Here’s a recap on some of the companies sponsoring the conference.

Organic Motion

Organic’s core software allows computers to see and understand human motion.  Let me tell you I wish I could use it for my golf swing.  When they can do that, they’ll have a gravy train of revenue from us outside-in swingers.


Occipital does 360 degree panoramas and sells its app for the Iphone.   I’m not sure if they have a version coming out for the Android or not but it would be most welcome there.  My Android does pretty good pictures but the panorama feature is hard to use and comes out nothing like what Occipital is showing off in the links above.

Interestingly Occipital’s website goes directly to their blog, a smart marketing idea.  When it comes to reviewing technology companies I’m much more interested in their story and their ongoing travails than I am in the marketing spin that you get from a normal website.


Omniar publishes a toolset that lets you turn mobile phones into point-and-click information devices.  I could have used it during my trip to Arizona last week looking at real estate.  With an Omniar enabled app we could have just pointed at the location in question and gotten instead feedback on price and features.
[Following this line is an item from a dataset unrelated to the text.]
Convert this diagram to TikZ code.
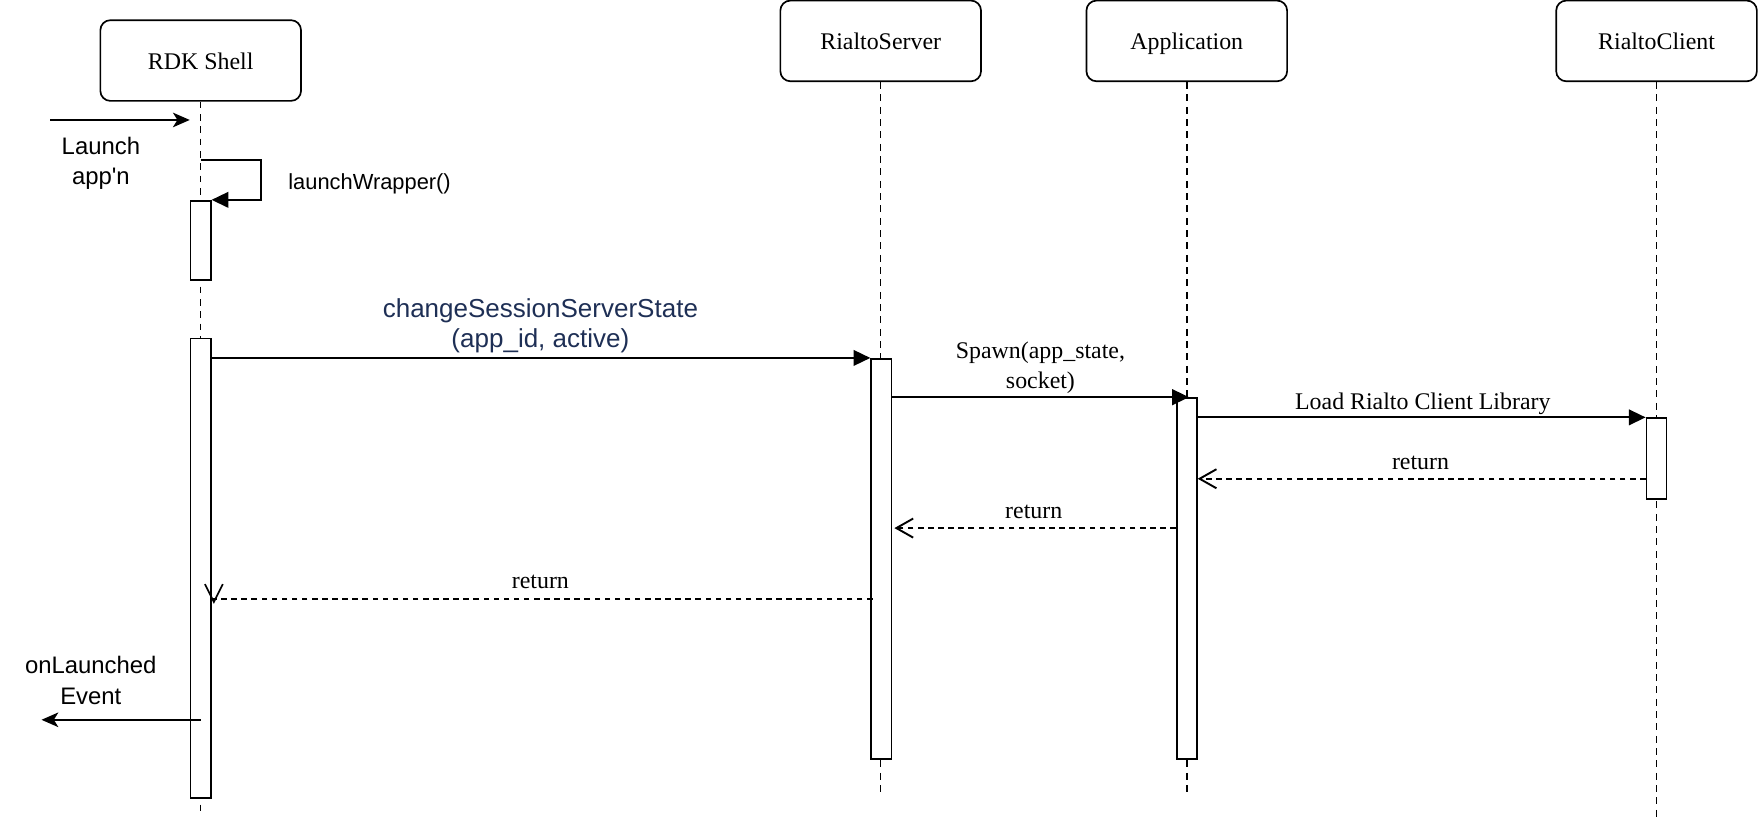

Omniar recognizes multiple objects in a single image.  Could Omniar revolutionize staffing processes like intake, security access or document processing? 


Orbotix is creating robotic apps.   How will it change TempWorks?  Office golf.  If you know us, you know we can’t pass up a great game

At this point I have to make a snide comment about the names of the sponsoring companies.  Every one begins with “O”.  “O” might be an outstanding letter but it’s getting hard to tell the companies apart by their name.